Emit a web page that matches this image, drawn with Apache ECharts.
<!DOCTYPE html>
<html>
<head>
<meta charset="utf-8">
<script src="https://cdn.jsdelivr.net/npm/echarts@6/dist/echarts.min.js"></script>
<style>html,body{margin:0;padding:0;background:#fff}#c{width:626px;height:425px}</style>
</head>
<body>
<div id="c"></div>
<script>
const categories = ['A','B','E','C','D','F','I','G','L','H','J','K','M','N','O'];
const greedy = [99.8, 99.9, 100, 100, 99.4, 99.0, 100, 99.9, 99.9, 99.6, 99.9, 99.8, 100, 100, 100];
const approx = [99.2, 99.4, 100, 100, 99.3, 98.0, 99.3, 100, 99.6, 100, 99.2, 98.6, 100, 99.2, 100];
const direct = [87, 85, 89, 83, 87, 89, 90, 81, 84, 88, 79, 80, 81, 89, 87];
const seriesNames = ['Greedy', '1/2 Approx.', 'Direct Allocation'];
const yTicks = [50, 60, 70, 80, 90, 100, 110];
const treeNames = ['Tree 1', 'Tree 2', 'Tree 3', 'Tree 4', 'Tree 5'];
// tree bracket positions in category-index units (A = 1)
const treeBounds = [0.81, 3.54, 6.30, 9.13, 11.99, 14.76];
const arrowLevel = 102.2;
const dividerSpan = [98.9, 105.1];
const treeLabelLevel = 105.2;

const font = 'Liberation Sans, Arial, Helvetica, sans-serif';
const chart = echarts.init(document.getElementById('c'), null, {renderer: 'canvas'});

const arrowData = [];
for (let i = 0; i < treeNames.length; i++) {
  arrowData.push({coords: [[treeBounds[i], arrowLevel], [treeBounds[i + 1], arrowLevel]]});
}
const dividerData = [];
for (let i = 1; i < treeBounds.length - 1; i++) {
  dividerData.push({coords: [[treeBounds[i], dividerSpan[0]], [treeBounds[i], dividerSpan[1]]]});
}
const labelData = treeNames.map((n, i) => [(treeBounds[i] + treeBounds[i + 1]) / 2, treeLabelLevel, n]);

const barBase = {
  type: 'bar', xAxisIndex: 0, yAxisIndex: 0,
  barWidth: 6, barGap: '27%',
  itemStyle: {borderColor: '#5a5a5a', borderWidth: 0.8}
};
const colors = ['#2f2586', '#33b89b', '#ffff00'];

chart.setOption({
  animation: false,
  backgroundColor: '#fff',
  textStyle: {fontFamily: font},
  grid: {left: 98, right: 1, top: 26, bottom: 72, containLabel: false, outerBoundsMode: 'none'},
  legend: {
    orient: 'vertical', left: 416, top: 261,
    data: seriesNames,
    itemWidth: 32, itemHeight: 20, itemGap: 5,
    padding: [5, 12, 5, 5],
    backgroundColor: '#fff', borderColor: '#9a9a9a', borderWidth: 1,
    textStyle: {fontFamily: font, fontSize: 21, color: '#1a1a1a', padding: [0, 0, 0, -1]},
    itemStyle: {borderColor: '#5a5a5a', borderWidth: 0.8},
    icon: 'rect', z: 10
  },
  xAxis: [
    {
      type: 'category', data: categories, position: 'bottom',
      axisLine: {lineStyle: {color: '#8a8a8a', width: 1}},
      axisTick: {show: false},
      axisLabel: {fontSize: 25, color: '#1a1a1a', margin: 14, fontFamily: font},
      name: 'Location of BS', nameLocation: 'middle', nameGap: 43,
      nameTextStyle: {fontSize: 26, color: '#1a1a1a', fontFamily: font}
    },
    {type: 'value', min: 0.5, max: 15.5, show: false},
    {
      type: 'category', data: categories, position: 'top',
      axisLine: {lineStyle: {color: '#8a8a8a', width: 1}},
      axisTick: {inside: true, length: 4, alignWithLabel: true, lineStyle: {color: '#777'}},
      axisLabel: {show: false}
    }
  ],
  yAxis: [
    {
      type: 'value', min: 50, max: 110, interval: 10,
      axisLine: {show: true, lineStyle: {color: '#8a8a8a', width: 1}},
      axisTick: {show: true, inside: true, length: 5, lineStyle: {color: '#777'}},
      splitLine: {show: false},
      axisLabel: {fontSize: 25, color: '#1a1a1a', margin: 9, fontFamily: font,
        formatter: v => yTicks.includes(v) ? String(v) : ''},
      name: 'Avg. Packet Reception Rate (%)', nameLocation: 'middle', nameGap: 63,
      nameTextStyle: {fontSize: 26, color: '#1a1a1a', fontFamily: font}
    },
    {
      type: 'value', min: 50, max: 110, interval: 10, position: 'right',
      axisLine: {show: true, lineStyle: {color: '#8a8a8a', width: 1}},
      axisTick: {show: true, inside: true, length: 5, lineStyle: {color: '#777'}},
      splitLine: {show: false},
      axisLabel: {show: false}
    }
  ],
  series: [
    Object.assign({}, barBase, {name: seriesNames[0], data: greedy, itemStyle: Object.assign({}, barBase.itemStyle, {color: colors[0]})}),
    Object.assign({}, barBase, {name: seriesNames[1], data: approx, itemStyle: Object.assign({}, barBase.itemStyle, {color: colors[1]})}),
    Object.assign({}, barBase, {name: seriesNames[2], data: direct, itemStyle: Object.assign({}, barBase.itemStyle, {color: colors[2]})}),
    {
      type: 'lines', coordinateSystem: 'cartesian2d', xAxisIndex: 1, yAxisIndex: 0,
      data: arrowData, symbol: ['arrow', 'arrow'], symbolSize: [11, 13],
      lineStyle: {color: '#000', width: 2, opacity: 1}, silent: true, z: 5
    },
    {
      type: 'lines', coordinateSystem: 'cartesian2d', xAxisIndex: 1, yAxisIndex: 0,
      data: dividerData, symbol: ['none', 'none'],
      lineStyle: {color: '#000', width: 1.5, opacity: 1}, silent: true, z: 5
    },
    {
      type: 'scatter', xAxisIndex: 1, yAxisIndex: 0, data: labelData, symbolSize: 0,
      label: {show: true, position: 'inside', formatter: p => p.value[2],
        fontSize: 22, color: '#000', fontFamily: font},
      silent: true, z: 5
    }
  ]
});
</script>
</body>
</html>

- [Task to complete]
Write out the full listing exactly as given.

- [Reply]
Emit a web page that matches this image, drawn with Apache ECharts.
<!DOCTYPE html>
<html>
<head>
<meta charset="utf-8">
<script src="https://cdn.jsdelivr.net/npm/echarts@6/dist/echarts.min.js"></script>
<style>html,body{margin:0;padding:0;background:#fff}#c{width:626px;height:425px}</style>
</head>
<body>
<div id="c"></div>
<script>
const categories = ['A','B','E','C','D','F','I','G','L','H','J','K','M','N','O'];
const greedy = [99.8, 99.9, 100, 100, 99.4, 99.0, 100, 99.9, 99.9, 99.6, 99.9, 99.8, 100, 100, 100];
const approx = [99.2, 99.4, 100, 100, 99.3, 98.0, 99.3, 100, 99.6, 100, 99.2, 98.6, 100, 99.2, 100];
const direct = [87, 85, 89, 83, 87, 89, 90, 81, 84, 88, 79, 80, 81, 89, 87];
const seriesNames = ['Greedy', '1/2 Approx.', 'Direct Allocation'];
const yTicks = [50, 60, 70, 80, 90, 100, 110];
const treeNames = ['Tree 1', 'Tree 2', 'Tree 3', 'Tree 4', 'Tree 5'];
// tree bracket positions in category-index units (A = 1)
const treeBounds = [0.81, 3.54, 6.30, 9.13, 11.99, 14.76];
const arrowLevel = 102.2;
const dividerSpan = [98.9, 105.1];
const treeLabelLevel = 105.2;

const font = 'Liberation Sans, Arial, Helvetica, sans-serif';
const chart = echarts.init(document.getElementById('c'), null, {renderer: 'canvas'});

const arrowData = [];
for (let i = 0; i < treeNames.length; i++) {
  arrowData.push({coords: [[treeBounds[i], arrowLevel], [treeBounds[i + 1], arrowLevel]]});
}
const dividerData = [];
for (let i = 1; i < treeBounds.length - 1; i++) {
  dividerData.push({coords: [[treeBounds[i], dividerSpan[0]], [treeBounds[i], dividerSpan[1]]]});
}
const labelData = treeNames.map((n, i) => [(treeBounds[i] + treeBounds[i + 1]) / 2, treeLabelLevel, n]);

const barBase = {
  type: 'bar', xAxisIndex: 0, yAxisIndex: 0,
  barWidth: 6, barGap: '27%',
  itemStyle: {borderColor: '#5a5a5a', borderWidth: 0.8}
};
const colors = ['#2f2586', '#33b89b', '#ffff00'];

chart.setOption({
  animation: false,
  backgroundColor: '#fff',
  textStyle: {fontFamily: font},
  grid: {left: 98, right: 1, top: 26, bottom: 72, containLabel: false, outerBoundsMode: 'none'},
  legend: {
    orient: 'vertical', left: 416, top: 261,
    data: seriesNames,
    itemWidth: 32, itemHeight: 20, itemGap: 5,
    padding: [5, 12, 5, 5],
    backgroundColor: '#fff', borderColor: '#9a9a9a', borderWidth: 1,
    textStyle: {fontFamily: font, fontSize: 21, color: '#1a1a1a', padding: [0, 0, 0, -1]},
    itemStyle: {borderColor: '#5a5a5a', borderWidth: 0.8},
    icon: 'rect', z: 10
  },
  xAxis: [
    {
      type: 'category', data: categories, position: 'bottom',
      axisLine: {lineStyle: {color: '#8a8a8a', width: 1}},
      axisTick: {show: false},
      axisLabel: {fontSize: 25, color: '#1a1a1a', margin: 14, fontFamily: font},
      name: 'Location of BS', nameLocation: 'middle', nameGap: 43,
      nameTextStyle: {fontSize: 26, color: '#1a1a1a', fontFamily: font}
    },
    {type: 'value', min: 0.5, max: 15.5, show: false},
    {
      type: 'category', data: categories, position: 'top',
      axisLine: {lineStyle: {color: '#8a8a8a', width: 1}},
      axisTick: {inside: true, length: 4, alignWithLabel: true, lineStyle: {color: '#777'}},
      axisLabel: {show: false}
    }
  ],
  yAxis: [
    {
      type: 'value', min: 50, max: 110, interval: 10,
      axisLine: {show: true, lineStyle: {color: '#8a8a8a', width: 1}},
      axisTick: {show: true, inside: true, length: 5, lineStyle: {color: '#777'}},
      splitLine: {show: false},
      axisLabel: {fontSize: 25, color: '#1a1a1a', margin: 9, fontFamily: font,
        formatter: v => yTicks.includes(v) ? String(v) : ''},
      name: 'Avg. Packet Reception Rate (%)', nameLocation: 'middle', nameGap: 63,
      nameTextStyle: {fontSize: 26, color: '#1a1a1a', fontFamily: font}
    },
    {
      type: 'value', min: 50, max: 110, interval: 10, position: 'right',
      axisLine: {show: true, lineStyle: {color: '#8a8a8a', width: 1}},
      axisTick: {show: true, inside: true, length: 5, lineStyle: {color: '#777'}},
      splitLine: {show: false},
      axisLabel: {show: false}
    }
  ],
  series: [
    Object.assign({}, barBase, {name: seriesNames[0], data: greedy, itemStyle: Object.assign({}, barBase.itemStyle, {color: colors[0]})}),
    Object.assign({}, barBase, {name: seriesNames[1], data: approx, itemStyle: Object.assign({}, barBase.itemStyle, {color: colors[1]})}),
    Object.assign({}, barBase, {name: seriesNames[2], data: direct, itemStyle: Object.assign({}, barBase.itemStyle, {color: colors[2]})}),
    {
      type: 'lines', coordinateSystem: 'cartesian2d', xAxisIndex: 1, yAxisIndex: 0,
      data: arrowData, symbol: ['arrow', 'arrow'], symbolSize: [11, 13],
      lineStyle: {color: '#000', width: 2, opacity: 1}, silent: true, z: 5
    },
    {
      type: 'lines', coordinateSystem: 'cartesian2d', xAxisIndex: 1, yAxisIndex: 0,
      data: dividerData, symbol: ['none', 'none'],
      lineStyle: {color: '#000', width: 1.5, opacity: 1}, silent: true, z: 5
    },
    {
      type: 'scatter', xAxisIndex: 1, yAxisIndex: 0, data: labelData, symbolSize: 0,
      label: {show: true, position: 'inside', formatter: p => p.value[2],
        fontSize: 22, color: '#000', fontFamily: font},
      silent: true, z: 5
    }
  ]
});
</script>
</body>
</html>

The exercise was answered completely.